No sword can kill Koschei because his death is not in his body. He has hidden it. A needle holds his death. The needle is inside an egg. The egg is inside a duck. The duck is inside a hare. The hare is locked in an iron chest, and the chest is buried beneath a great oak on the island of Buyan, far out in the ocean.

This is the secret the captive woman must extract from Koschei. In some tellings from Afanasyev's collection, she flatters him, weeps, pretends devotion until he relents and tells her where his death lies. She passes the knowledge to the hero. Without it, no amount of strength or courage matters. Koschei can be hacked apart, burned, drowned. He will return. Only the needle ends him.

Baba Yaga's Mares

Ivan cannot rescue Marya Morevna because Koschei's horse is faster than anything alive. After his third death and resurrection, Ivan seeks out Baba Yaga beyond the river of fire. She agrees to give him a horse if he can herd her mares for three days without losing a single one.

The mares scatter at dawn, running to the edges of the world. On the first day Ivan loses them all. A wolf, a hawk, and a pike, animals Ivan had spared earlier on his journey, drive the mares back before nightfall. On the second day the mares scatter again, and again the animals return them. On the third day Ivan holds them himself. Baba Yaga gives him the weakest, most wretched foal in the herd. Ivan feeds it, waters it, and in three days it grows into a horse that can match Koschei's stride for stride.

Breaking the Needle

Ivan rides to Koschei's stronghold and takes Marya Morevna.

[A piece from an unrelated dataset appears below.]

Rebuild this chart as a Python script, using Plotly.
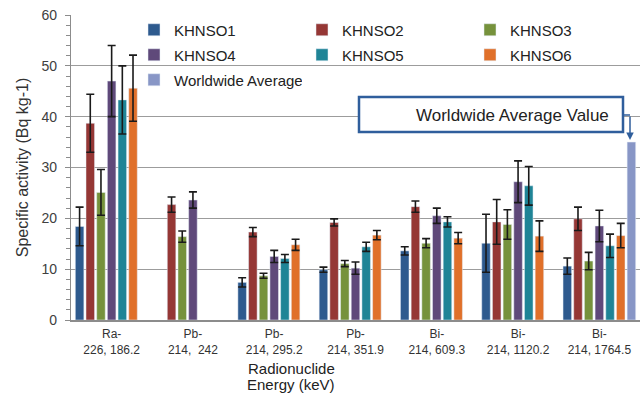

This time Koschei's horse stumbles. It tells its master it cannot catch Ivan's mount because the two horses came from the same herd. Koschei rides after them anyway.

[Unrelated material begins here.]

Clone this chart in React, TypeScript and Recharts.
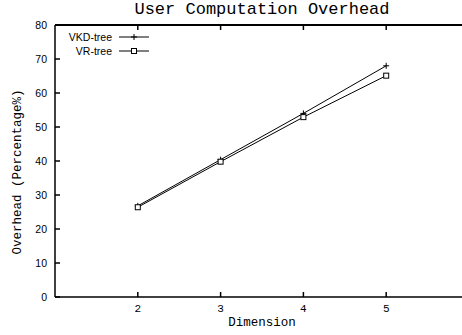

Ivan finds the oak on Buyan and tears open the iron chest. The hare bolts. The wolf runs it down. The duck bursts from the hare and takes flight. The hawk strikes it out of the sky. The egg falls toward the sea. The pike catches it in its mouth and brings it to shore.

Ivan holds the egg. Inside it, the needle. He snaps it. Wherever Koschei is at that moment, he dies. His body crumbles. His castles fall dark. The captives walk free.